Global oil demand growth is expected to slow to 1.2 million barrels per day (mb/d) in 2016, from an average 1.4 mb/d this year, the International Energy Agency said in its Oil Market Report for July. It also said that strong consumption is anticipated in non-OECD Asia.
According to the IEA, world oil demand growth seems to have peaked in the first quarter at 1.8 mb/d and will continue to ease throughout the rest of 2015 and into 2016 as temporary support fades.
Global oil supply surged by 550 000 barrels per day (550 kb/d) in June, on higher output from both OPEC and non-OPEC producers. At 96.6 mb/d, world oil production was an impressive 3.1 mb/d higher than a year earlier, with OPEC crude and natural gas liquids accounting for 60% of the gain. Non-OPEC supply growth is expected to grind to a halt in 2016, as lower oil prices and spending cuts take a toll.
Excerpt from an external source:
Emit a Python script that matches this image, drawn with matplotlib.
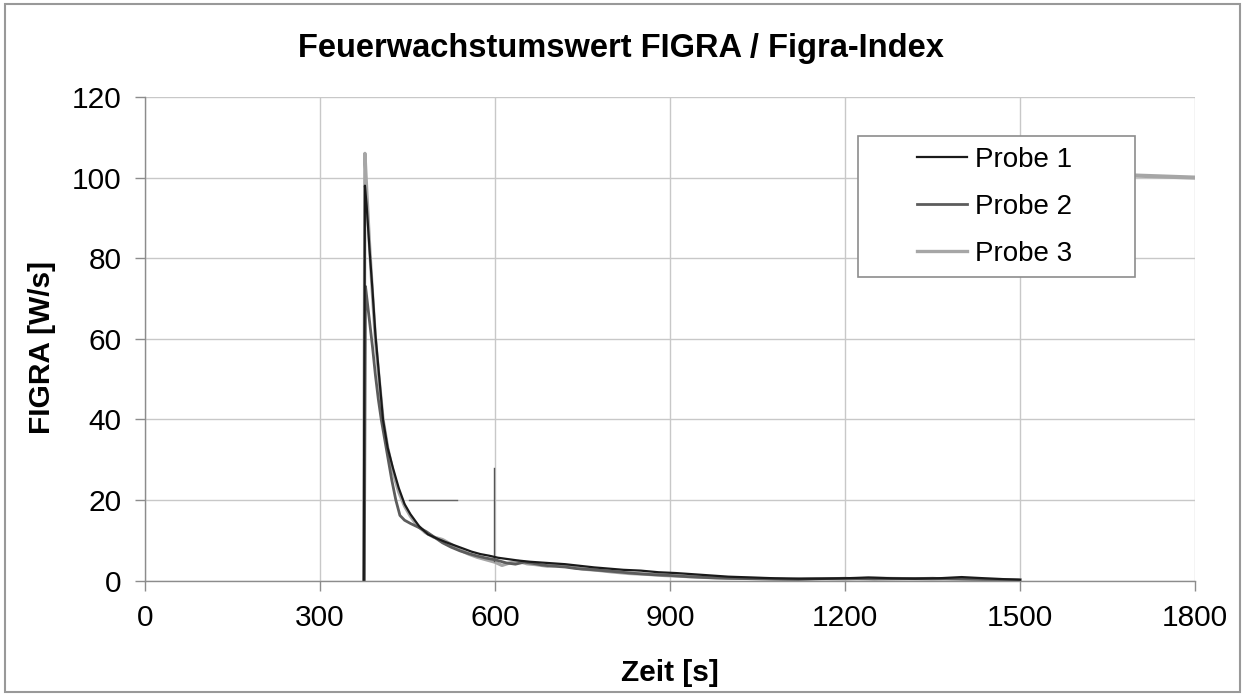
import matplotlib.pyplot as plt
from matplotlib.patches import Rectangle

plt.rcParams['font.family'] = ['Liberation Sans', 'DejaVu Sans']

# Probe 1 (black)
t1 = [375, 377, 380, 385, 390, 395, 400, 408, 416, 425,
      435, 445, 455, 470, 485, 500, 515, 530, 545, 560,
      575, 590, 605, 620, 640, 660, 680, 700, 720, 745,
      770, 795, 820, 850, 880, 910, 940, 970, 1000, 1040,
      1080, 1120, 1160, 1200, 1240, 1280, 1320, 1360, 1400, 1440,
      1470, 1500]
v1 = [0, 98, 93, 82, 72, 61, 53, 40, 33, 28,
      23, 19, 16.5, 13.5, 11.5, 10.5, 9.6, 8.8, 8.0, 7.2,
      6.6, 6.2, 5.7, 5.4, 5.0, 4.7, 4.5, 4.3, 4.1, 3.7,
      3.3, 3.0, 2.7, 2.5, 2.1, 1.9, 1.6, 1.3, 1.0, 0.8,
      0.6, 0.5, 0.5, 0.6, 0.8, 0.6, 0.5, 0.6, 0.9, 0.6,
      0.4, 0.2]

# Probe 2 (dark grey)
t2 = [376, 378, 382, 386, 390, 395, 400, 405, 411, 417,
      423, 430, 437, 445, 455, 468, 482, 496, 510, 525,
      540, 555, 570, 585, 600, 620, 635, 650, 665, 680,
      700, 720, 740, 760, 785, 810, 840, 870, 900, 930,
      960, 1000, 1040, 1080, 1120, 1160, 1200, 1250, 1300, 1350,
      1400, 1450, 1500]
v2 = [0, 73, 68, 63, 58, 51, 45, 40, 35, 30,
      25, 20, 16.2, 15.0, 14.2, 13.3, 12.2, 10.8, 9.4, 8.3,
      7.4, 6.7, 6.1, 5.6, 5.2, 4.4, 4.1, 4.6, 4.3, 3.9,
      3.6, 3.4, 3.0, 2.8, 2.5, 2.2, 1.8, 1.5, 1.3, 1.0,
      0.8, 0.6, 0.5, 0.4, 0.3, 0.5, 0.6, 0.4, 0.5, 0.6,
      0.4, 0.3, 0.2]

# Probe 3 (light grey)
t3 = [375, 377, 380, 385, 390, 395, 400, 408, 416, 425,
      435, 445, 455, 465, 480, 495, 510, 525, 540, 555,
      570, 585, 600, 612, 625, 640, 655, 670, 690, 710,
      730, 750, 775, 800, 830, 860, 890, 920, 950, 980,
      1020, 1060, 1100, 1150, 1200, 1250, 1300, 1350, 1400, 1450,
      1500]
v3 = [0, 106, 97, 83, 71, 60, 52, 40, 33, 27,
      22, 18.5, 16, 14, 12, 10.8, 10.2, 9.0, 7.6, 6.6,
      5.8, 5.2, 4.6, 3.8, 4.4, 4.8, 4.2, 4.0, 3.6, 3.9,
      3.4, 2.9, 2.6, 2.2, 1.8, 1.6, 1.3, 1.1, 0.9, 0.7,
      0.6, 0.5, 0.4, 0.5, 0.4, 0.6, 0.5, 0.4, 0.5, 0.3,
      0.2]

# stray strokes visible in the original scan
stray_h_t = [453, 535]
stray_h_v = [20, 20]
stray_v_t = [598, 598]
stray_v_v = [28, 5]
stray_top_t = [1700, 1800]
stray_top_v = [100.5, 100]

x_ticks = [0, 300, 600, 900, 1200, 1500, 1800]
y_ticks = [0, 20, 40, 60, 80, 100, 120]

fig = plt.figure(figsize=(12.45, 6.95), dpi=100)
ax = fig.add_axes([145 / 1245, 1 - 580.7 / 695, 1050 / 1245, 483.7 / 695])

# outer frame of the picture
fig.patches.append(Rectangle((5 / 1245, 3 / 695), 1235 / 1245, 688 / 695,
                             transform=fig.transFigure, fill=False,
                             edgecolor='#999999', linewidth=1.5))

ax.plot(t3, v3, color='#a6a6a6', lw=2.4, label='Probe 3', zorder=2)
ax.plot(t2, v2, color='#5c5c5c', lw=2.0, label='Probe 2', zorder=2.1)
ax.plot(t1, v1, color='#1a1a1a', lw=1.6, label='Probe 1', zorder=2.2)
ax.plot(stray_h_t, stray_h_v, color='#666666', lw=1.0, zorder=2)
ax.plot(stray_v_t, stray_v_v, color='#555555', lw=1.0, zorder=2)
ax.plot(stray_top_t, stray_top_v, color='#a6a6a6', lw=3.0, zorder=2)

ax.set_xlim(0, 1800)
ax.set_ylim(0, 120)
ax.set_xticks(x_ticks)
ax.set_yticks(y_ticks)
ax.grid(True, color='#c8c8c8', lw=1.0)
ax.set_axisbelow(True)
for s in ['top', 'right']:
    ax.spines[s].set_visible(False)
for s in ['left', 'bottom']:
    ax.spines[s].set_color('#8c8c8c')
    ax.spines[s].set_linewidth(1.0)
ax.tick_params(direction='out', length=7, width=1.0, color='#8c8c8c',
               labelsize=21.5, pad=10)

ax.set_title('Feuerwachstumswert FIGRA / Figra-Index', fontsize=23.5,
             fontweight='bold', pad=29, x=0.453)
ax.set_xlabel('Zeit [s]', fontsize=21.5, fontweight='bold', labelpad=19)
ax.set_ylabel('FIGRA [W/s]', fontsize=21.5, fontweight='bold')
ax.yaxis.set_label_coords(-0.085, 0.483)

# legend box
ax.add_patch(Rectangle((0.679, 0.628), 0.264, 0.291, transform=ax.transAxes,
                       facecolor='white', edgecolor='#8c8c8c', lw=1.2, zorder=4))
h, l = ax.get_legend_handles_labels()
leg = ax.legend(h[::-1], l[::-1], loc='center', bbox_to_anchor=(0.809, 0.773),
                frameon=False, fontsize=20, handlelength=1.8,
                handletextpad=0.3, labelspacing=0.75)
leg.set_zorder(5)

fig.savefig('out.png', dpi=100)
OPEC output at 3-year high
OPEC crude supply rose by 340 kb/d in June to 31.7 mb/d, a three- year high, led by record high output from Iraq, Saudi Arabia and the United Arab Emirates. OPEC output stood 1.5 mb/d above the previous year. The “call on OPEC crude and stock change” for 2016 is forecast to rise by 1 mb/d, to 30.3 mb/d.
OECD industry inventories hit a record 2 876 mb in May, up by a steep 38 mb. Product holdings led the build-up and by end-month covered 30.7 days of forward demand. Global supply and demand balances suggest that the rate of global stock increases quickened rapidly to an astonishing 3.3 mb/d during the second quarter, the IEA said.
Robust margins spurred stronger-than-expected OECD refinery runs, IEA writes, lifting second-quarter global throughput estimates to 78.7 mb/d. Global refinery throughputs are forecast to increase by a further 0.7 mb/d in the third quarter, with annual gains shifting to the non-OECD. New capacity start-ups in 2015 and 2016 will put margins under pressure.